Patrick Senécal est l'un des rares auteurs québécois à avoir vendu plus d'un million de livres au cours de sa carrière. Avec son nouveau roman, Il y aura des morts (Éditions Alire), l'auteur explore le thème du chaos et de la fragilité de nos existences. Ce maître de l'horreur et des émotions fortes a construit «un jeu macabre qui prend les allures d'une traque sanglante». Il nous parle de sa vie en livres.

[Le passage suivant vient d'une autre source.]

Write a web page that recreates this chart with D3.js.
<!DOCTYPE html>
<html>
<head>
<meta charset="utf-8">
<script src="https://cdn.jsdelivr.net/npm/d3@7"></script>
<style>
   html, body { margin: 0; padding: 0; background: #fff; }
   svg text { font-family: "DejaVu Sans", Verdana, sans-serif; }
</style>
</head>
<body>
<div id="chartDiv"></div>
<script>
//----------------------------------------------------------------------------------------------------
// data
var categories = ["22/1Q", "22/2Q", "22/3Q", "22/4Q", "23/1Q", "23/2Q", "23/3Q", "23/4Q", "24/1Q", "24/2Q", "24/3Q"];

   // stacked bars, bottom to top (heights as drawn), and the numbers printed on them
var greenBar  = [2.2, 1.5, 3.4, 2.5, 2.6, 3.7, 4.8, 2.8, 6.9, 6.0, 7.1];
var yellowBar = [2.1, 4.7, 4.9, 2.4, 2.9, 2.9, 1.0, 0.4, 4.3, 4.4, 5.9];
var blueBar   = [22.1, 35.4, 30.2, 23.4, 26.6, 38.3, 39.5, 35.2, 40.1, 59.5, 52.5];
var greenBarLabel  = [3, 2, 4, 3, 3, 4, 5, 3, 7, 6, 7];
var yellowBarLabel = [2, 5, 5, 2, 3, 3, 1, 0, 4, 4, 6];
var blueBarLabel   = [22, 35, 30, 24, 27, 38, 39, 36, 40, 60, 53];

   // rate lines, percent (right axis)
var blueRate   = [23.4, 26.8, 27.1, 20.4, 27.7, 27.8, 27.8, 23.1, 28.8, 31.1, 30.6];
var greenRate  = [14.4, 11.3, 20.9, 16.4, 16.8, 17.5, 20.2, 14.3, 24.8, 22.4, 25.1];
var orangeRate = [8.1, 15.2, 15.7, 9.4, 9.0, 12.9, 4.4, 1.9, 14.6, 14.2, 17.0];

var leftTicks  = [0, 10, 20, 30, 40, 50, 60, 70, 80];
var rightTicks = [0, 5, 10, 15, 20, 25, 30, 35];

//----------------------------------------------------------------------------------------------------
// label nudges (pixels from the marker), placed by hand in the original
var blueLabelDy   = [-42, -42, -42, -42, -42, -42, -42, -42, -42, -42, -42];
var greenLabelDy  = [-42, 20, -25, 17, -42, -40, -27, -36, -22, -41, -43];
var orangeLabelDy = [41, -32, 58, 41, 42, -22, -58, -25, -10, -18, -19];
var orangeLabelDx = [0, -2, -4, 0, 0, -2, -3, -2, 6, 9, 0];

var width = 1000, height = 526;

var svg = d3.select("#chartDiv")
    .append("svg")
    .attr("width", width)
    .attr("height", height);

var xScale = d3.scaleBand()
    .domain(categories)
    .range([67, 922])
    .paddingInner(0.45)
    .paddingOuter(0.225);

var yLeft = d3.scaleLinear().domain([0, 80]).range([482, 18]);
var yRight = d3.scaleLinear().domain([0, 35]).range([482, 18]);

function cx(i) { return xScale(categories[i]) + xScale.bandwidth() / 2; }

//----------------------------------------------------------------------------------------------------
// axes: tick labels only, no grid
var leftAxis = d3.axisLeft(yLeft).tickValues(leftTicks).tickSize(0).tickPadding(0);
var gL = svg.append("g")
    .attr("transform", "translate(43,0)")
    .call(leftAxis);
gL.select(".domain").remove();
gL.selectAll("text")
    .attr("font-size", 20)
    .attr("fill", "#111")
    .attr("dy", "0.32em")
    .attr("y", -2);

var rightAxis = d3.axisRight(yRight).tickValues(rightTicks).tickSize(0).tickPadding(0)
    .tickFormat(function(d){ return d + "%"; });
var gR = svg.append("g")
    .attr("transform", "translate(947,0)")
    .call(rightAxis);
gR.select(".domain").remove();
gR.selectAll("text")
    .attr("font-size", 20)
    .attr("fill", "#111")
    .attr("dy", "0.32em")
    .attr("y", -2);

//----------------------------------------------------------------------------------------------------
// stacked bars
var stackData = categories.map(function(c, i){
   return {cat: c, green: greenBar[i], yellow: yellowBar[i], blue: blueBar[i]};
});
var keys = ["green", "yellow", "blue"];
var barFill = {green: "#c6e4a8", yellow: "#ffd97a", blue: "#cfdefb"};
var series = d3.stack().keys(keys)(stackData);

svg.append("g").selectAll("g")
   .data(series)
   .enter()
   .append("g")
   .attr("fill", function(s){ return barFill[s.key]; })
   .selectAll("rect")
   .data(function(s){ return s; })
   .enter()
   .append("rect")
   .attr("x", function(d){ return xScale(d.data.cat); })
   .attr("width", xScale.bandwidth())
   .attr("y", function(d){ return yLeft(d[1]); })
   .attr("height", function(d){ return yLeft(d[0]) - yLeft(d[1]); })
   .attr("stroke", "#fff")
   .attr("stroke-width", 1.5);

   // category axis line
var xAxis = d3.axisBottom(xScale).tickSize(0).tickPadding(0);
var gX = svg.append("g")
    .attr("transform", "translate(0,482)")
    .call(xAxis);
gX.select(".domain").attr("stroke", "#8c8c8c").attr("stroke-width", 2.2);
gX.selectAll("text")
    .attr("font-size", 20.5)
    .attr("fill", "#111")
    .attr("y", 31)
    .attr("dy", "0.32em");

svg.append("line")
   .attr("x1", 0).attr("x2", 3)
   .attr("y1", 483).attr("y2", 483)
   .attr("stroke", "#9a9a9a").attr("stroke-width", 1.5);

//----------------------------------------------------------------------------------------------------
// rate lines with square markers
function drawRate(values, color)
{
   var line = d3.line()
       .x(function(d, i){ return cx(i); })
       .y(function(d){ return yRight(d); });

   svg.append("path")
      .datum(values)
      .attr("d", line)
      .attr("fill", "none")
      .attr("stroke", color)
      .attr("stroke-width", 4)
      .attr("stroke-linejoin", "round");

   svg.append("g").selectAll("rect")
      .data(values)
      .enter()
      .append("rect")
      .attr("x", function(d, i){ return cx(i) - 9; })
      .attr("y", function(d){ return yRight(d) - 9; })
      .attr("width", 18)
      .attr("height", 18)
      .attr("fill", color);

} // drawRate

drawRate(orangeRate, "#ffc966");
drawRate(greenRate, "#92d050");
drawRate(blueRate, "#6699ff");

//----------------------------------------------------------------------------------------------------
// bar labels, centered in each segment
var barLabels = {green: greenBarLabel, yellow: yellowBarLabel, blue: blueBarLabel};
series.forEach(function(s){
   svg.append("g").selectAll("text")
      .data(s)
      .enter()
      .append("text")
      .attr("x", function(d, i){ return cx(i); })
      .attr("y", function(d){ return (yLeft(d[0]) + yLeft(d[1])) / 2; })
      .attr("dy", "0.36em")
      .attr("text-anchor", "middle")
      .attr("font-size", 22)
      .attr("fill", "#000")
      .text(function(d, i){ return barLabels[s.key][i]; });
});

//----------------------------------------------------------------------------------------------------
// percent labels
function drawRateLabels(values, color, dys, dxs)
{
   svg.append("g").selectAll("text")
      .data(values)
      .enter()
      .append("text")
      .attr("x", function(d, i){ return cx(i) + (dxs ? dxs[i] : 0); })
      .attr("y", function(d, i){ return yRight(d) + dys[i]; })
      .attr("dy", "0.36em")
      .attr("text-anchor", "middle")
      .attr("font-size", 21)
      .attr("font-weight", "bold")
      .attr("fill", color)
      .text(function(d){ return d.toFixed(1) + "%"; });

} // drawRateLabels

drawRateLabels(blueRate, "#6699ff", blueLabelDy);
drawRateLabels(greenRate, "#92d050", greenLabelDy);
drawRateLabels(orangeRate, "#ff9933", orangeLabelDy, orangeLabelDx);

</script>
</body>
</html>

Votre premier souvenir de lecture?

Dans les années 70, la littérature jeunesse au Québec était beaucoup moins développée qu'aujourd'hui. Vers 10 ans, je suis tombé sur la collection anglaise de romans policiers pour enfants Le Club des cinq. Et ça a changé ma vie ! J'ai découvert le plaisir de lire, l'acte de m'isoler pour plonger dans un récit me plaisait. J'aimais cette série et les aventures qui arrivaient au groupe d'enfants. Toutefois, j'étais toujours déçu par la fin des romans. Alors, j'ai décidé de fouiller dans les rayons de la section pour adultes de la bibliothèque municipale...

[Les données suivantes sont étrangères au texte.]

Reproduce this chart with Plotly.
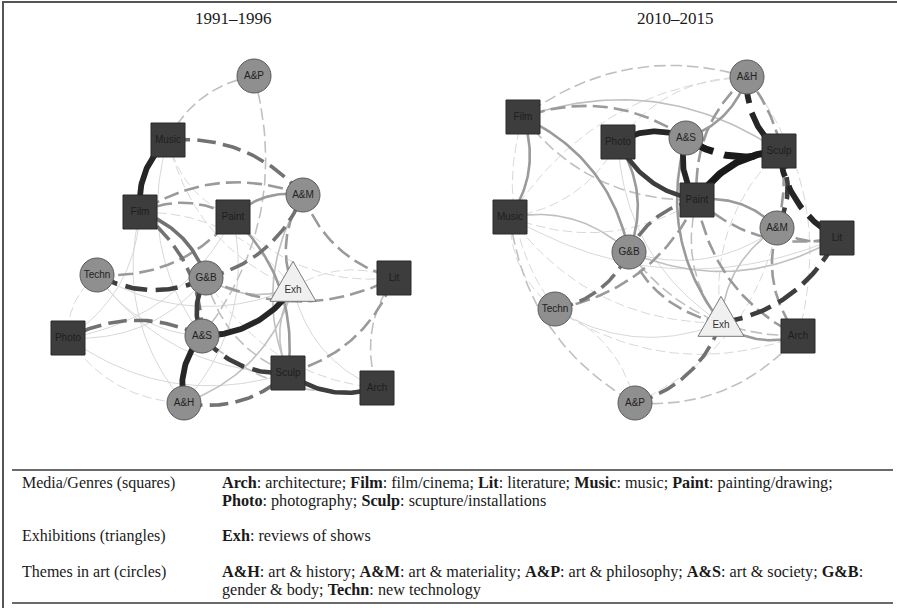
import numpy as np
import plotly.graph_objects as go

# ---------------- data ----------------
panel_titles = ["1991–1996", "2010–2015"]

media_nodes = ["Arch", "Film", "Lit", "Music", "Paint", "Photo", "Sculp"]
exhibition_nodes = ["Exh"]
theme_nodes = ["A&H", "A&M", "A&P", "A&S", "G&B", "Techn"]

# layout coordinates of the network nodes (1991-1996)
left_nodes = ["A&P", "Music", "A&M", "Film", "Paint", "Techn", "G&B", "Exh", "Lit", "Photo", "A&S", "Sculp", "Arch", "A&H"]
left_x = [254, 168, 303, 140, 233, 97, 206, 293, 394, 68, 202, 288, 377, 184]
left_y = [76, 140, 195, 212, 217, 275, 278, 288, 278, 338, 336, 373, 388, 403]

# layout coordinates of the network nodes (2010-2015)
right_nodes = ["A&H", "Film", "Photo", "A&S", "Sculp", "Paint", "Music", "A&M", "Lit", "G&B", "Techn", "Exh", "Arch", "A&P"]
right_x = [747, 523, 618, 686, 779, 697, 510, 777, 837, 629, 555, 721, 798, 635]
right_y = [77, 117, 142, 138, 151, 200, 217, 228, 238, 252, 309, 323, 336, 403]

# edges 1991-1996: source, target, strength (1-7), dashed (1) or solid (0)
left_src = ["Music", "A&M", "A&S", "A&S", "A&S", "Sculp", "G&B", "G&B", "A&S", "Techn",
            "A&H", "A&S", "G&B", "Techn", "G&B", "G&B", "Sculp", "A&M", "A&M", "A&M",
            "Paint", "Sculp", "Exh", "A&M", "Lit", "A&S", "G&B", "Techn", "Photo", "Photo",
            "Photo", "Photo", "Techn", "Music", "Music", "A&P", "A&S", "Lit", "Paint", "Exh",
            "A&H", "A&H", "Film", "Exh", "G&B", "Techn", "Music", "A&M", "Techn", "Photo"]
left_tgt = ["Film", "Music", "A&H", "Exh", "Sculp", "Arch", "A&S", "Film", "Film", "G&B",
            "Sculp", "Photo", "A&M", "Paint", "Lit", "Exh", "Lit", "Lit", "Paint", "Film",
            "Film", "Paint", "Sculp", "Sculp", "Arch", "Arch", "Sculp", "Photo", "Film", "Paint",
            "Sculp", "A&H", "Sculp", "A&S", "Paint", "Music", "A&P", "Exh", "Lit", "Film",
            "Exh", "Paint", "A&H", "Arch", "Arch", "Exh", "Exh", "Exh", "A&S", "G&B"]
left_w = [6, 4, 6, 6, 5, 5, 5, 4, 4, 5,
          4, 4, 4, 3, 3, 2, 3, 3, 3, 3,
          3, 3, 2, 2, 2, 2, 2, 1, 1, 1,
          1, 1, 1, 1, 1, 2, 2, 1, 1, 1,
          2, 1, 1, 1, 1, 1, 1, 3, 1, 1]
left_dash = [0, 1, 0, 0, 1, 0, 0, 0, 1, 1,
             1, 1, 1, 1, 1, 0, 1, 1, 0, 1,
             1, 0, 0, 0, 1, 1, 1, 1, 0, 0,
             0, 1, 0, 0, 1, 1, 1, 1, 1, 1,
             0, 0, 0, 0, 1, 0, 1, 1, 0, 0]

# edges 2010-2015
right_src = ["A&S", "Photo", "A&S", "Sculp", "A&S", "A&H", "Sculp", "A&M", "A&S", "A&H",
             "A&M", "Exh", "A&P", "Paint", "Techn", "Techn", "G&B", "G&B", "Music", "G&B",
             "G&B", "A&S", "Sculp", "A&M", "Paint", "A&M", "Paint", "Paint", "A&S", "A&M",
             "Exh", "A&M", "G&B", "Music", "Music", "Music", "Music", "Music", "A&P", "A&P",
             "Techn", "Techn", "G&B", "G&B", "A&H", "A&H", "A&H", "Arch", "Sculp", "Music",
             "A&P", "Film", "Photo", "Film"]
right_tgt = ["Photo", "Paint", "Paint", "Paint", "Sculp", "Sculp", "Lit", "Sculp", "A&H", "Paint",
             "A&H", "Lit", "Exh", "G&B", "G&B", "Paint", "Exh", "Arch", "Film", "Film",
             "Photo", "Film", "Film", "Paint", "Lit", "Lit", "Arch", "Exh", "Exh", "Arch",
             "Arch", "Exh", "Music", "Paint", "Photo", "Techn", "Exh", "A&P", "Techn", "Arch",
             "Arch", "Exh", "Lit", "A&M", "Film", "Music", "Photo", "A&H", "Exh", "Lit",
             "A&M", "Paint", "Exh", "Techn"]
right_w = [6, 5, 6, 7, 7, 6, 6, 5, 3, 3,
           3, 5, 4, 4, 4, 3, 3, 2, 3, 3,
           3, 3, 2, 3, 3, 3, 3, 2, 3, 3,
           3, 2, 2, 1, 1, 1, 1, 2, 1, 2,
           1, 1, 2, 1, 2, 1, 1, 1, 1, 1,
           1, 2, 1, 1]
right_dash = [0, 0, 0, 0, 1, 1, 1, 1, 0, 1,
              1, 1, 1, 1, 1, 1, 1, 1, 0, 0,
              0, 1, 0, 0, 1, 1, 1, 1, 0, 1,
              0, 0, 0, 1, 1, 1, 1, 1, 1, 1,
              1, 0, 0, 0, 1, 1, 1, 1, 1, 0,
              1, 1, 0, 1]

# legend table
table_labels = ["Media/Genres (squares)", "Exhibitions (triangles)", "Themes in art (circles)"]
table_lines = [
    ["<b>Arch</b>: architecture; <b>Film</b>: film/cinema; <b>Lit</b>: literature; <b>Music</b>: music; <b>Paint</b>: painting/drawing;",
     "<b>Photo</b>: photography; <b>Sculp</b>: scupture/installations"],
    ["<b>Exh</b>: reviews of shows"],
    ["<b>A&amp;H</b>: art &amp; history; <b>A&amp;M</b>: art &amp; materiality; <b>A&amp;P</b>: art &amp; philosophy; <b>A&amp;S</b>: art &amp; society; <b>G&amp;B</b>:",
     "gender &amp; body; <b>Techn</b>: new technology"],
]

# ---------------- styling ----------------
W, H = 897, 608
CURV = 0.25
GRAYS = {1: "#d8d8d8", 2: "#c0c0c0", 3: "#9a9a9a", 4: "#727272", 5: "#3e3e3e", 6: "#262626", 7: "#1a1a1a"}
WIDTHS = {1: 1.0, 2: 1.6, 3: 2.6, 4: 3.6, 5: 4.6, 6: 5.8, 7: 7.0}

fig = go.Figure()


def add_edges(names, xs, ys, src, tgt, wts, dashed):
    pos = {n: (x, y) for n, x, y in zip(names, xs, ys)}
    order = np.argsort(wts, kind="stable")
    t = np.linspace(0, 1, 50)
    for i in order:
        p = np.array(pos[src[i]], dtype=float)
        q = np.array(pos[tgt[i]], dtype=float)
        d = q - p
        c = (p + q) / 2 + CURV * np.array([-d[1], d[0]])
        bx = (1 - t) ** 2 * p[0] + 2 * (1 - t) * t * c[0] + t ** 2 * q[0]
        by = (1 - t) ** 2 * p[1] + 2 * (1 - t) * t * c[1] + t ** 2 * q[1]
        w = wts[i]
        lw = WIDTHS[w]
        dash = "solid"
        if dashed[i]:
            dash = f"{6 + 3.5 * lw:.1f}px,{3 + 1.2 * lw:.1f}px"
        fig.add_trace(go.Scatter(x=bx, y=by, mode="lines",
                                 line=dict(color=GRAYS[w], width=lw, dash=dash),
                                 hoverinfo="skip"))


def add_nodes(names, xs, ys):
    pos = {n: (x, y) for n, x, y in zip(names, xs, ys)}
    sq = [n for n in names if n in media_nodes]
    ci = [n for n in names if n in theme_nodes]
    fig.add_trace(go.Scatter(x=[pos[n][0] for n in sq], y=[pos[n][1] for n in sq], mode="markers+text",
                             marker=dict(symbol="square", size=34, color="#3d3d3d",
                                         line=dict(color="#2b2b2b", width=1)),
                             text=sq, textposition="middle center",
                             textfont=dict(family="Liberation Sans, Arial", size=10, color="#1e1e1e"),
                             hoverinfo="skip"))
    fig.add_trace(go.Scatter(x=[pos[n][0] for n in ci], y=[pos[n][1] for n in ci], mode="markers+text",
                             marker=dict(symbol="circle", size=34, color="#8f8f8f",
                                         line=dict(color="#5a5a5a", width=1)),
                             text=ci, textposition="middle center",
                             textfont=dict(family="Liberation Sans, Arial", size=10, color="#222222"),
                             hoverinfo="skip"))
    for n in exhibition_nodes:
        cx, cy = pos[n]
        tw, th = 46, 40
        fig.add_trace(go.Scatter(x=[cx, cx - tw / 2, cx + tw / 2, cx],
                                 y=[cy - 2 * th / 3, cy + th / 3, cy + th / 3, cy - 2 * th / 3],
                                 mode="lines", fill="toself", fillcolor="#f0f0f0",
                                 line=dict(color="#7a7a7a", width=1), hoverinfo="skip"))
        fig.add_trace(go.Scatter(x=[cx], y=[cy + 2], mode="text", text=[n],
                                 textfont=dict(family="Liberation Sans, Arial", size=10, color="#333333"),
                                 hoverinfo="skip"))


add_edges(left_nodes, left_x, left_y, left_src, left_tgt, left_w, left_dash)
add_edges(right_nodes, right_x, right_y, right_src, right_tgt, right_w, right_dash)
add_nodes(left_nodes, left_x, left_y)
add_nodes(right_nodes, right_x, right_y)

serif = "Liberation Serif, Times New Roman, serif"
ann = []
for title, tx in zip(panel_titles, [233, 675]):
    ann.append(dict(x=tx, y=18, xref="x", yref="y", text=title, showarrow=False,
                    font=dict(family=serif, size=17, color="#1a1a1a"), xanchor="center", yanchor="middle"))

row_y = [[483, 501], [536], [572, 590]]
for lab, lines, ys in zip(table_labels, table_lines, row_y):
    ann.append(dict(x=20, y=ys[0], xref="x", yref="y", text=lab, showarrow=False,
                    font=dict(family=serif, size=16, color="#1a1a1a"), xanchor="left", yanchor="middle"))
    for ln, yy in zip(lines, ys):
        ann.append(dict(x=220, y=yy, xref="x", yref="y", text=ln, showarrow=False,
                        font=dict(family=serif, size=16.2, color="#1a1a1a"), xanchor="left", yanchor="middle"))

shapes = [
    dict(type="line", xref="x", yref="y", x0=2, x1=897, y0=2, y1=2, line=dict(color="#555555", width=2)),
    dict(type="line", xref="x", yref="y", x0=3, x1=3, y0=2, y1=608, line=dict(color="#555555", width=2)),
    dict(type="line", xref="x", yref="y", x0=12, x1=893, y0=470, y1=470, line=dict(color="#6a6a6a", width=1.8)),
    dict(type="line", xref="x", yref="y", x0=12, x1=893, y0=603, y1=603, line=dict(color="#6a6a6a", width=2.2)),
]

fig.update_layout(
    width=W, height=H, autosize=False,
    margin=dict(l=0, r=0, t=0, b=0),
    paper_bgcolor="white", plot_bgcolor="white",
    showlegend=False,
    xaxis=dict(range=[0, W], visible=False, fixedrange=True),
    yaxis=dict(range=[H, 0], visible=False, fixedrange=True),
    annotations=ann, shapes=shapes,
)

fig.write_html("out.html", config={"displayModeBar": False},
               post_script="document.body.style.margin='0px';document.body.style.overflow='hidden';")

Et là, par hasard, vous êtes tombé sur un livre qui a changé votre vie...

En effet. À 11 ou 12 ans, j'ai lu un recueil de nouvelles de Jean Ray, Les 25 meilleures histoires noires et fantastiques, préfacé par Henri Vernes. C'est la couverture du livre qui m'a d'abord attiré. À la lecture, je réalise qu'on peut faire peur avec des mots, pas seulement avec des images comme au cinéma. Jean Ray est un maître prodigieux du mystère. Son univers est rempli d'angoisse et de terreur. J'apprivoisais donc la peur et la transgression dans la fiction, même si je suis peureux dans la vie. Trois jours après avoir emprunté ce livre, j'ai commencé à écrire mes propres histoires d'horreur.

Le roman qui vous a le plus terrifié comme lecteur?

Simetierre de Stephen King. C'est la belle époque de King. [Pet Sematary a été publié en 1983.] Le titre fait référence à un cimetière d'animaux où des générations d'enfants ont enterré leur animal de compagnie préféré. Le vrai roman d'horreur n'est pas fait pour rassurer le lecteur à la fin: tu dois fermer le livre en ayant toujours peur. Le roman de King a été adapté au cinéma en 1989. Mais le film n'est pas très bon.

Un livre que vous relisez tout le temps?

Je ne relis jamais un livre. J'ai eu 50 ans en octobre dernier. Et je sais que je ne pourrai jamais passer à travers tous les livres que j'ai envie de lire dans ma vie. Qui plus est, je ne lis pas vite, car j'aime prendre mon temps en lisant. L'un des rares romans que j'ai relus, c'est Germinal de Zola, parce qu'il faisait partie de mon plan de cours quand j'enseignais au cégep. Mais je ne relis jamais un livre pour le plaisir. C'est le drame de ma vie.

Le livre que vous n'avez jamais lu et vous ne savez pas pourquoi?

Je n'ai jamais lu Ulysse, le roman de James Joyce qui est dans ma grosse pile de livres à la maison. Il me fait de l'oeil. J'ai un système de lecture personnel: je pige un numéro, puis je compte dans la pile de bouquins pour choisir ma prochaine lecture. Je suis tombé une fois sur Ulysse et ses 800 pages; je l'ai remis dans la pile... Désolé, James!

Le livre sur votre table de chevet?

La vérité sur Bébé Donge, l'un des romans policiers de George Simenon qui n'est pas de la série des Maigret. Je suis un grand amateur (un «maniaque») de Simenon. Je me suis acheté sa collection complète (25 tomes). Ce qui est extraordinaire, avec Simenon, c'est que son écriture simple, minimaliste, nous donne l'impression qu'il n'a pas de style. Or, cet auteur réussit toujours à créer des ambiances riches, à nous faire voir et sentir tout, tout, tout, sans longues descriptions. Sous une apparence banale, son écriture explore (et nous révèle) les grands tourments de l'âme humaine.

Le livre que vous avez l'intention de lire ou d'offrir durant les Fêtes?

J'ai souvent offert à des proches et des amis Les noces barbares de Yann Queffélec (prix Goncourt en 1985). Ce roman plaît à tout le monde, peu importe qu'on soit un grand lecteur ou pas. C'est un récit dur, bouleversant. Une histoire à la fois très belle et horrible. Pour ma part, je vais me faire le cadeau de dévorer l'ouvrage d'uneamie: la trilogie Red Light de Marie-Eve Bourassa. Trois romans noirs portant sur le Montréal interlope dans le quartier autour de la Main dans les années 20 et 30.